__Problem requirements__.
Repeat all the material exactly; pictures stay out of your copy.

__Material provided__.
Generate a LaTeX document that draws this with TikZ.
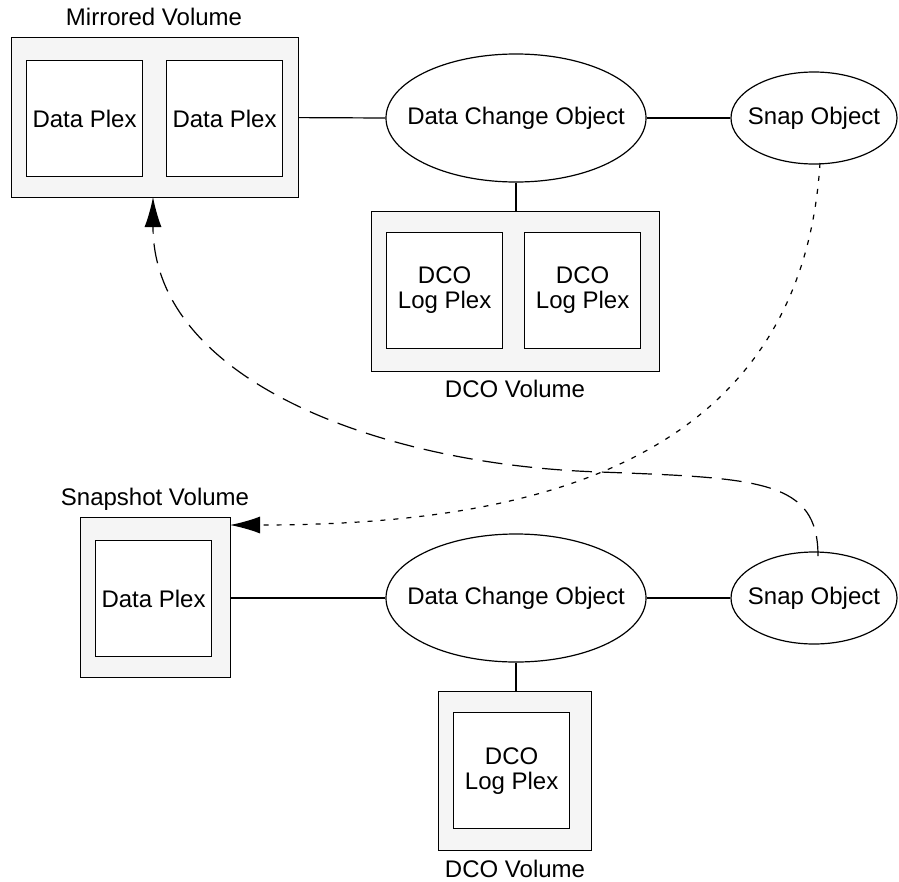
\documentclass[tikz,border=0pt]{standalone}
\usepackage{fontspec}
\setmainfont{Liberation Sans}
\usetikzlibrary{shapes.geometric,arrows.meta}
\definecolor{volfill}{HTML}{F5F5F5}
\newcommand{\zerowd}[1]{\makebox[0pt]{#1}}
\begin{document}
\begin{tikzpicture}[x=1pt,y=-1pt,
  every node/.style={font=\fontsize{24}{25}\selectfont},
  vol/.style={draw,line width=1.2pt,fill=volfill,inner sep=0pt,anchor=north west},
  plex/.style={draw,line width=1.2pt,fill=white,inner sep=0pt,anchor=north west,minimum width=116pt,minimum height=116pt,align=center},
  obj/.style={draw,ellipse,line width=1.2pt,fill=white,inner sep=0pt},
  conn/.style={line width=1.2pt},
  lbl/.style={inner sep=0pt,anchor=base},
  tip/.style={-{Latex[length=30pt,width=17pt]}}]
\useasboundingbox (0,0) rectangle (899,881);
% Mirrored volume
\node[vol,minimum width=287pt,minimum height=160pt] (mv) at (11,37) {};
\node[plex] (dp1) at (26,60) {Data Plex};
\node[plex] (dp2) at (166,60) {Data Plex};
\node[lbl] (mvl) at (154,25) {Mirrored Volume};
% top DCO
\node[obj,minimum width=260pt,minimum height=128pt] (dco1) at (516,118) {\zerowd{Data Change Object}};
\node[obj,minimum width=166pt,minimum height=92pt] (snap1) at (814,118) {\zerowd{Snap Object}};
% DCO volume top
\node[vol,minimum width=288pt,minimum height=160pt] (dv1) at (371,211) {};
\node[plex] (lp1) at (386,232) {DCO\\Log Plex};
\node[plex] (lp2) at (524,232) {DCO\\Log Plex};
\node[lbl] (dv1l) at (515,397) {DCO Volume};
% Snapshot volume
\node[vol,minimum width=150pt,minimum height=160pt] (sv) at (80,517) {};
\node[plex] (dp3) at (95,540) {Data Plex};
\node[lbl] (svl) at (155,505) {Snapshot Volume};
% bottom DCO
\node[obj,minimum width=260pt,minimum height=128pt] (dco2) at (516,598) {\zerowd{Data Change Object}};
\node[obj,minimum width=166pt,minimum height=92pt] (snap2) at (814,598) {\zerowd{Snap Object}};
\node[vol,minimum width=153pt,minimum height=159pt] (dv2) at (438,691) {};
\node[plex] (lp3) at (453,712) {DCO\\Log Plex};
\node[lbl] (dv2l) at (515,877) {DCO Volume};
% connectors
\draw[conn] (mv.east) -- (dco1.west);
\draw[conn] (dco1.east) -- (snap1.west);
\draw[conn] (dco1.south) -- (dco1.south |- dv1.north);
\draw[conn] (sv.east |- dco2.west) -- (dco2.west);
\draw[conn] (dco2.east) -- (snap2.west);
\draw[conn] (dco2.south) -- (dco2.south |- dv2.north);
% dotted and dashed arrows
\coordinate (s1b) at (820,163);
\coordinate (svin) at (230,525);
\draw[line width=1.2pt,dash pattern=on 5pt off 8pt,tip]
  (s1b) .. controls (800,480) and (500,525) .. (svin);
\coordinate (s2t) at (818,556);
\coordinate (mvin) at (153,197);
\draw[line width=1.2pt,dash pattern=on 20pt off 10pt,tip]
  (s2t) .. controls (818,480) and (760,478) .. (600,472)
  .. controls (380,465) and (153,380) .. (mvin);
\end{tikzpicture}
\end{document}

__Worked solution__.
Generate a LaTeX document that draws this with TikZ.
\documentclass[tikz,border=0pt]{standalone}
\usepackage{fontspec}
\setmainfont{Liberation Sans}
\usetikzlibrary{shapes.geometric,arrows.meta}
\definecolor{volfill}{HTML}{F5F5F5}
\newcommand{\zerowd}[1]{\makebox[0pt]{#1}}
\begin{document}
\begin{tikzpicture}[x=1pt,y=-1pt,
  every node/.style={font=\fontsize{24}{25}\selectfont},
  vol/.style={draw,line width=1.2pt,fill=volfill,inner sep=0pt,anchor=north west},
  plex/.style={draw,line width=1.2pt,fill=white,inner sep=0pt,anchor=north west,minimum width=116pt,minimum height=116pt,align=center},
  obj/.style={draw,ellipse,line width=1.2pt,fill=white,inner sep=0pt},
  conn/.style={line width=1.2pt},
  lbl/.style={inner sep=0pt,anchor=base},
  tip/.style={-{Latex[length=30pt,width=17pt]}}]
\useasboundingbox (0,0) rectangle (899,881);
% Mirrored volume
\node[vol,minimum width=287pt,minimum height=160pt] (mv) at (11,37) {};
\node[plex] (dp1) at (26,60) {Data Plex};
\node[plex] (dp2) at (166,60) {Data Plex};
\node[lbl] (mvl) at (154,25) {Mirrored Volume};
% top DCO
\node[obj,minimum width=260pt,minimum height=128pt] (dco1) at (516,118) {\zerowd{Data Change Object}};
\node[obj,minimum width=166pt,minimum height=92pt] (snap1) at (814,118) {\zerowd{Snap Object}};
% DCO volume top
\node[vol,minimum width=288pt,minimum height=160pt] (dv1) at (371,211) {};
\node[plex] (lp1) at (386,232) {DCO\\Log Plex};
\node[plex] (lp2) at (524,232) {DCO\\Log Plex};
\node[lbl] (dv1l) at (515,397) {DCO Volume};
% Snapshot volume
\node[vol,minimum width=150pt,minimum height=160pt] (sv) at (80,517) {};
\node[plex] (dp3) at (95,540) {Data Plex};
\node[lbl] (svl) at (155,505) {Snapshot Volume};
% bottom DCO
\node[obj,minimum width=260pt,minimum height=128pt] (dco2) at (516,598) {\zerowd{Data Change Object}};
\node[obj,minimum width=166pt,minimum height=92pt] (snap2) at (814,598) {\zerowd{Snap Object}};
\node[vol,minimum width=153pt,minimum height=159pt] (dv2) at (438,691) {};
\node[plex] (lp3) at (453,712) {DCO\\Log Plex};
\node[lbl] (dv2l) at (515,877) {DCO Volume};
% connectors
\draw[conn] (mv.east) -- (dco1.west);
\draw[conn] (dco1.east) -- (snap1.west);
\draw[conn] (dco1.south) -- (dco1.south |- dv1.north);
\draw[conn] (sv.east |- dco2.west) -- (dco2.west);
\draw[conn] (dco2.east) -- (snap2.west);
\draw[conn] (dco2.south) -- (dco2.south |- dv2.north);
% dotted and dashed arrows
\coordinate (s1b) at (820,163);
\coordinate (svin) at (230,525);
\draw[line width=1.2pt,dash pattern=on 5pt off 8pt,tip]
  (s1b) .. controls (800,480) and (500,525) .. (svin);
\coordinate (s2t) at (818,556);
\coordinate (mvin) at (153,197);
\draw[line width=1.2pt,dash pattern=on 20pt off 10pt,tip]
  (s2t) .. controls (818,480) and (760,478) .. (600,472)
  .. controls (380,465) and (153,380) .. (mvin);
\end{tikzpicture}
\end{document}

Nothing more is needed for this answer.